Harriet Radcliffe, married to a film-maker, was surprised and delighted to hear her four-year-old daughter wax lyrical on film technique. “We were talking about films, and suddenly she started coming out with terms such as close-up and long shot we couldn’t believe it.”

Along with other children from Lethnot and Stracathro nurseries, and Maisondieu Primary, this precocious pre-school cineaste took part in the Early Years Moving Image Education pilot. The project is aimed at three to seven year olds and led by Mairi Flood, a Maisondieu early years teacher on secondment with Scottish Screen, which has sponsored the pilot.

“The project began out of a desire to promote media literacy as part of wider literacy,” she says. “But since we started, we’ve found there’s a very rich cross-curricular element about play, contextualised learning and problem solving.”

At an age more readily associated with the sandpit than the director’s chair, the P1s, P2s and pre-school pupils have been analysing excerpts from Deal or No Deal and Pirates of the Caribbean. They have been asking far-reaching questions such as: “What kind of person would become a pirate?” or “What would happen if those pirates kidnapped their favourite TV characters?”

As “film detectives”, the children explored these themes with the help of the “3 Cs“and the “3 Ss” character, colour and camera; story, setting and sound. This helped them grasp concepts such as plot and genre and to begin exploring the processes involved in making a film.

Using liberal amounts of paint and paste, children took the idea of the film set and created their favourite film or TV character’s bedroom. This is typical of the “wedge” approach used in the projects: the sets were tools for introducing them to camera shots, sound and lighting, which in turn involved them in activities requiring teamwork and problem-solving.

The pilot has been warmly received by parents such as Ms Radcliffe. “The children got so much out of it,” she says. “It really seems to have whetted their appetite to learn, and take part. It has also helped her confidence, especially in starting primary school after the summer.”

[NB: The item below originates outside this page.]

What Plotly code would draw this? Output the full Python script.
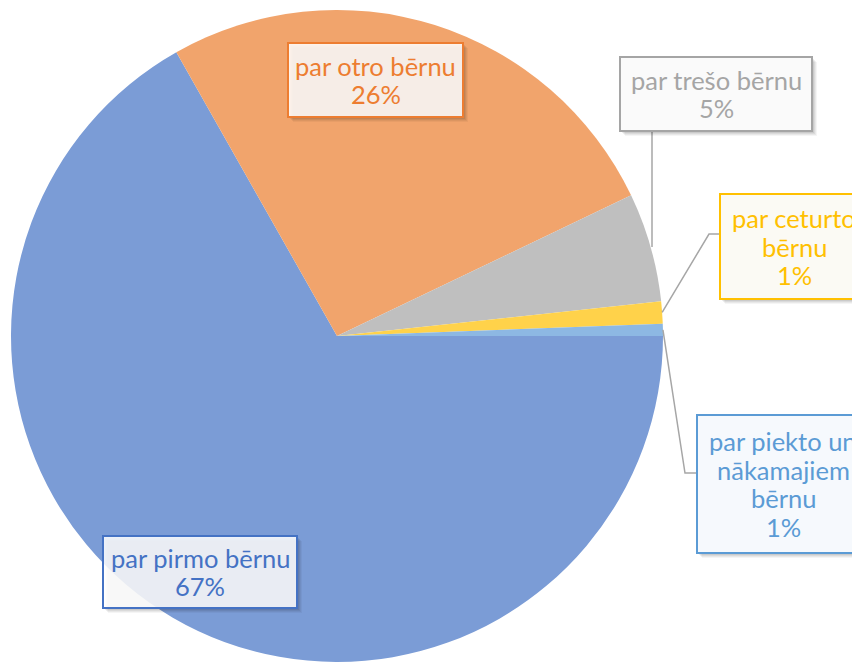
import math
import plotly.graph_objects as go

W, H = 852, 654
OFF = 8  # page body margin offset of the figure in the window

# ---- data ----
categories = ["par pirmo bērnu", "par otro bērnu", "par trešo bērnu",
              "par ceturto bērnu", "par piekto un nākamajiem bērnu"]
label_lines = [["par pirmo bērnu"], ["par otro bērnu"], ["par trešo bērnu"],
               ["par ceturto", "bērnu"], ["par piekto un", "nākamajiem", "bērnu"]]
values = [66.8, 26.1, 5.4, 1.1, 0.6]

# ---- styles ----
slice_colors = ["#7B9CD6", "#F1A46C", "#BFBFBF", "#FFD24A", "#8DB8E3"]
accent = ["#4472C4", "#ED7D31", "#A5A5A5", "#FFC000", "#5B9BD5"]
box_bg = ["rgba(255,255,255,0.86)", "rgba(255,255,255,0.86)", "#FAFAFA",
          "#FBFAF4", "#F6F9FD"]
# label boxes in window pixels (x0, y0, x1, y1)
boxes = [(103, 536, 297, 608), (288, 43, 463, 117), (620, 57, 812, 131),
         (720, 194, 868, 299), (697, 415, 869, 553)]
FONT = "Lato"
FS = 25.5
PITCH = 28.5

def px(x):
    return (x - OFF) / W

def py(y):
    return 1 - (y - OFF) / H

# pie circle in window pixels: left 10, right 664, top 10
dom_x = [px(10), px(664)]
dom_y = [0.0, py(10)]

fig = go.Figure(go.Pie(
    labels=categories, values=values, sort=False, direction="clockwise",
    rotation=90, marker=dict(colors=slice_colors, line=dict(width=0)),
    textinfo="none", hoverinfo="label+percent", showlegend=False,
    domain=dict(x=dom_x, y=dom_y),
))

shapes = []
annotations = []

total = sum(values)
cx = (dom_x[0] + dom_x[1]) / 2 * W + OFF
R = min((dom_x[1] - dom_x[0]) * W, (dom_y[1] - dom_y[0]) * H) / 2
cy = 10 + R

cum = 0.0
mids = []
for v in values:
    a0 = 90 + cum / total * 360
    cum += v
    a1 = 90 + cum / total * 360
    mids.append(math.radians((a0 + a1) / 2))

def edge_point(i):
    a = mids[i]
    return cx + R * math.sin(a), cy - R * math.cos(a)

line_style = dict(color="#A6A6A6", width=1.5)
# trešo: vertical from inside the slice up to box bottom
x, y = edge_point(2)
shapes.append(dict(type="line", xref="paper", yref="paper",
                   x0=px(652), y0=py(y), x1=px(652), y1=py(boxes[2][3]),
                   line=line_style, layer="above"))
# ceturto: diagonal then horizontal to box left
x, y = edge_point(3)
ey = 234
shapes.append(dict(type="path", xref="paper", yref="paper",
                   path=f"M {px(x)} {py(y)} L {px(709)} {py(ey)} L {px(boxes[3][0])} {py(ey)}",
                   line=line_style, layer="above"))
# piekto
x, y = edge_point(4)
ey = 473
shapes.append(dict(type="path", xref="paper", yref="paper",
                   path=f"M {px(x)} {py(y)} L {px(685)} {py(ey)} L {px(boxes[4][0])} {py(ey)}",
                   line=line_style, layer="above"))

for i, (x0, y0, x1, y1) in enumerate(boxes):
    for k, op in ((5, 0.04), (4, 0.05), (3, 0.06), (2, 0.07)):
        shapes.append(dict(type="rect", xref="paper", yref="paper",
                           x0=px(x0 + k), y0=py(y0 + k), x1=px(x1 + k), y1=py(y1 + k),
                           fillcolor=f"rgba(0,0,0,{op})", line=dict(width=0),
                           layer="above"))
    shapes.append(dict(type="rect", xref="paper", yref="paper",
                       x0=px(x0), y0=py(y0), x1=px(x1), y1=py(y1),
                       fillcolor=box_bg[i], line=dict(color=accent[i], width=2),
                       layer="above"))
    pct = values[i] / total * 100
    lines = label_lines[i] + [f"{pct:.0f}%"]
    n = len(lines)
    mx = (x0 + x1) / 2
    my = (y0 + y1) / 2
    for j, t in enumerate(lines):
        ly = my + (j - (n - 1) / 2) * PITCH
        annotations.append(dict(text=t, xref="paper", yref="paper",
                                x=px(mx), y=py(ly), xanchor="center", yanchor="middle",
                                showarrow=False,
                                font=dict(family=FONT, size=FS, color=accent[i])))

fig.update_layout(width=W, height=H, margin=dict(l=0, r=0, t=0, b=0),
                  paper_bgcolor="white", plot_bgcolor="white",
                  shapes=shapes, annotations=annotations)

fig.write_html("out.html")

Having brought nursery and primary teachers together, the pilot convinced Ms Flood of the importance of the early years strand in A Curriculum for Excellence and of the value of moving image education as “a vehicle for creating continuity between nursery and primary school”. She notes that of the 66 learning outcomes mentioned in the 3-5 curriculum document, at least 58 were covered by the pilot.

And she is keen to spread the word. “It has given me the impetus to share ideas and learn from others it has been fun thinking, ‘How can we do this?’ But the important thing is for the learning to be child-led my main role is to facilitate and capture their ideas.”

Having learned so much about film and television, it would have seemed anti climactic if the pupils hadn’t committed something of their own to tape. Wolves of the big bad variety feature in Little Red Riding Hood and The Three Little Pigs (by Lethnot and Stacathro nurseries), while pirates and TV stars are put through their paces in P1, and the Four Puppets, Maisondieu Primary School News, and the intriguingly titled Parrot Beware (all Maisondieu Primary).

The films were premiered at the Angus Digital Media Centre in June and display ample amounts of creativity, ingenuity and imagination. But as Ms Flood explains, they also show the children’s social and personal development: “Children who would usually sit on the sidelines found their voice, children who were scared to write, wrote more than ever before. The project has been a real journey for everyone.”